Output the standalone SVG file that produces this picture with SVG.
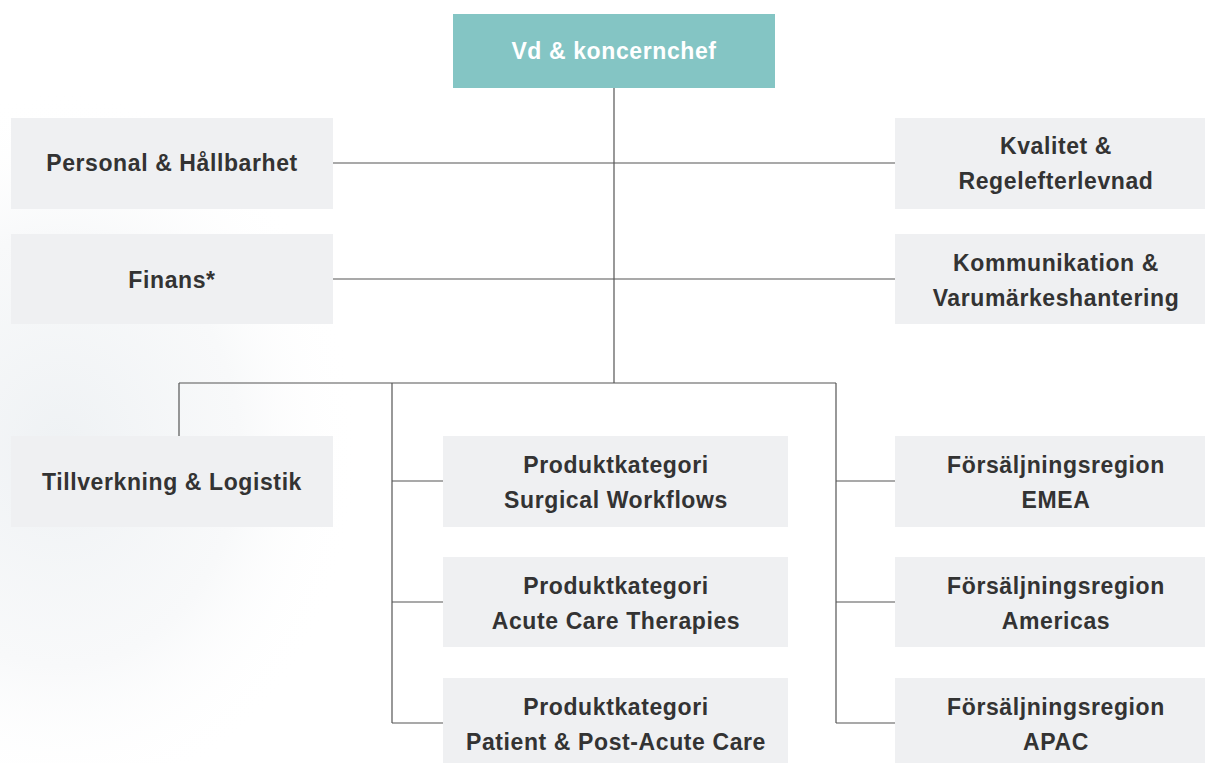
<svg xmlns="http://www.w3.org/2000/svg" width="1205" height="763" viewBox="0 0 1205 763">
<defs>
<radialGradient id="glow" cx="0.5" cy="0.5" r="0.5">
<stop offset="0" stop-color="#eaeef1" stop-opacity="0.8"/>
<stop offset="0.6" stop-color="#f1f3f5" stop-opacity="0.5"/>
<stop offset="1" stop-color="#ffffff" stop-opacity="0"/>
</radialGradient>
<style>
.box{fill:#eff0f2}
.top{fill:#84c5c4}
.t{font-family:"Liberation Sans",Arial,sans-serif;font-weight:bold;font-size:23px;fill:#333333;text-anchor:middle;letter-spacing:0.6px}
.tw{fill:#ffffff}
.ln{stroke:#555555;stroke-width:1.2;fill:none}
</style>
</defs>
<rect width="1205" height="763" fill="#ffffff"/>
<ellipse cx="60" cy="450" rx="300" ry="360" fill="url(#glow)"/>
<g id="connectors">
<path class="ln" d="M614 88V383M333 163H895M333 279H895M179 383H836M179 383V436M392 383V723M392 481H443M392 602H443M392 723H443M836 383V723M836 481H895M836 602H895M836 723H895"/>
</g>
<g id="n-vd"><rect class="top" x="453" y="14" width="322" height="74"/><text class="t tw" x="614" y="59">Vd &amp; koncernchef</text></g>
<g id="n-personal"><rect class="box" x="11" y="118" width="322" height="91"/><text class="t" x="172" y="171">Personal &amp; Hållbarhet</text></g>
<g id="n-finans"><rect class="box" x="11" y="234" width="322" height="90"/><text class="t" x="172" y="288">Finans*</text></g>
<g id="n-kvalitet"><rect class="box" x="895" y="118" width="310" height="91"/><text class="t" x="1056" y="154">Kvalitet &amp;</text><text class="t" x="1056" y="189">Regelefterlevnad</text></g>
<g id="n-kommunikation"><rect class="box" x="895" y="234" width="310" height="90"/><text class="t" x="1056" y="271">Kommunikation &amp;</text><text class="t" x="1056" y="306">Varumärkeshantering</text></g>
<g id="n-tillverkning"><rect class="box" x="11" y="436" width="322" height="91"/><text class="t" x="172" y="490">Tillverkning &amp; Logistik</text></g>
<g id="n-surgical"><rect class="box" x="443" y="436" width="345" height="91"/><text class="t" x="616" y="473">Produktkategori</text><text class="t" x="616" y="508">Surgical Workflows</text></g>
<g id="n-acute"><rect class="box" x="443" y="557" width="345" height="90"/><text class="t" x="616" y="594">Produktkategori</text><text class="t" x="616" y="629">Acute Care Therapies</text></g>
<g id="n-patient"><rect class="box" x="443" y="678" width="345" height="90"/><text class="t" x="616" y="715">Produktkategori</text><text class="t" x="616" y="750">Patient &amp; Post-Acute Care</text></g>
<g id="n-emea"><rect class="box" x="895" y="436" width="310" height="91"/><text class="t" x="1056" y="473">Försäljningsregion</text><text class="t" x="1056" y="508">EMEA</text></g>
<g id="n-americas"><rect class="box" x="895" y="557" width="310" height="90"/><text class="t" x="1056" y="594">Försäljningsregion</text><text class="t" x="1056" y="629">Americas</text></g>
<g id="n-apac"><rect class="box" x="895" y="678" width="310" height="90"/><text class="t" x="1056" y="715">Försäljningsregion</text><text class="t" x="1056" y="750">APAC</text></g>
</svg>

··········

• _TASK GOAL_
Write out the whole listing exactly, and drop the pictures.

• _RESPONSE_
Output the standalone SVG file that produces this picture with SVG.
<svg xmlns="http://www.w3.org/2000/svg" width="1205" height="763" viewBox="0 0 1205 763">
<defs>
<radialGradient id="glow" cx="0.5" cy="0.5" r="0.5">
<stop offset="0" stop-color="#eaeef1" stop-opacity="0.8"/>
<stop offset="0.6" stop-color="#f1f3f5" stop-opacity="0.5"/>
<stop offset="1" stop-color="#ffffff" stop-opacity="0"/>
</radialGradient>
<style>
.box{fill:#eff0f2}
.top{fill:#84c5c4}
.t{font-family:"Liberation Sans",Arial,sans-serif;font-weight:bold;font-size:23px;fill:#333333;text-anchor:middle;letter-spacing:0.6px}
.tw{fill:#ffffff}
.ln{stroke:#555555;stroke-width:1.2;fill:none}
</style>
</defs>
<rect width="1205" height="763" fill="#ffffff"/>
<ellipse cx="60" cy="450" rx="300" ry="360" fill="url(#glow)"/>
<g id="connectors">
<path class="ln" d="M614 88V383M333 163H895M333 279H895M179 383H836M179 383V436M392 383V723M392 481H443M392 602H443M392 723H443M836 383V723M836 481H895M836 602H895M836 723H895"/>
</g>
<g id="n-vd"><rect class="top" x="453" y="14" width="322" height="74"/><text class="t tw" x="614" y="59">Vd &amp; koncernchef</text></g>
<g id="n-personal"><rect class="box" x="11" y="118" width="322" height="91"/><text class="t" x="172" y="171">Personal &amp; Hållbarhet</text></g>
<g id="n-finans"><rect class="box" x="11" y="234" width="322" height="90"/><text class="t" x="172" y="288">Finans*</text></g>
<g id="n-kvalitet"><rect class="box" x="895" y="118" width="310" height="91"/><text class="t" x="1056" y="154">Kvalitet &amp;</text><text class="t" x="1056" y="189">Regelefterlevnad</text></g>
<g id="n-kommunikation"><rect class="box" x="895" y="234" width="310" height="90"/><text class="t" x="1056" y="271">Kommunikation &amp;</text><text class="t" x="1056" y="306">Varumärkeshantering</text></g>
<g id="n-tillverkning"><rect class="box" x="11" y="436" width="322" height="91"/><text class="t" x="172" y="490">Tillverkning &amp; Logistik</text></g>
<g id="n-surgical"><rect class="box" x="443" y="436" width="345" height="91"/><text class="t" x="616" y="473">Produktkategori</text><text class="t" x="616" y="508">Surgical Workflows</text></g>
<g id="n-acute"><rect class="box" x="443" y="557" width="345" height="90"/><text class="t" x="616" y="594">Produktkategori</text><text class="t" x="616" y="629">Acute Care Therapies</text></g>
<g id="n-patient"><rect class="box" x="443" y="678" width="345" height="90"/><text class="t" x="616" y="715">Produktkategori</text><text class="t" x="616" y="750">Patient &amp; Post-Acute Care</text></g>
<g id="n-emea"><rect class="box" x="895" y="436" width="310" height="91"/><text class="t" x="1056" y="473">Försäljningsregion</text><text class="t" x="1056" y="508">EMEA</text></g>
<g id="n-americas"><rect class="box" x="895" y="557" width="310" height="90"/><text class="t" x="1056" y="594">Försäljningsregion</text><text class="t" x="1056" y="629">Americas</text></g>
<g id="n-apac"><rect class="box" x="895" y="678" width="310" height="90"/><text class="t" x="1056" y="715">Försäljningsregion</text><text class="t" x="1056" y="750">APAC</text></g>
</svg>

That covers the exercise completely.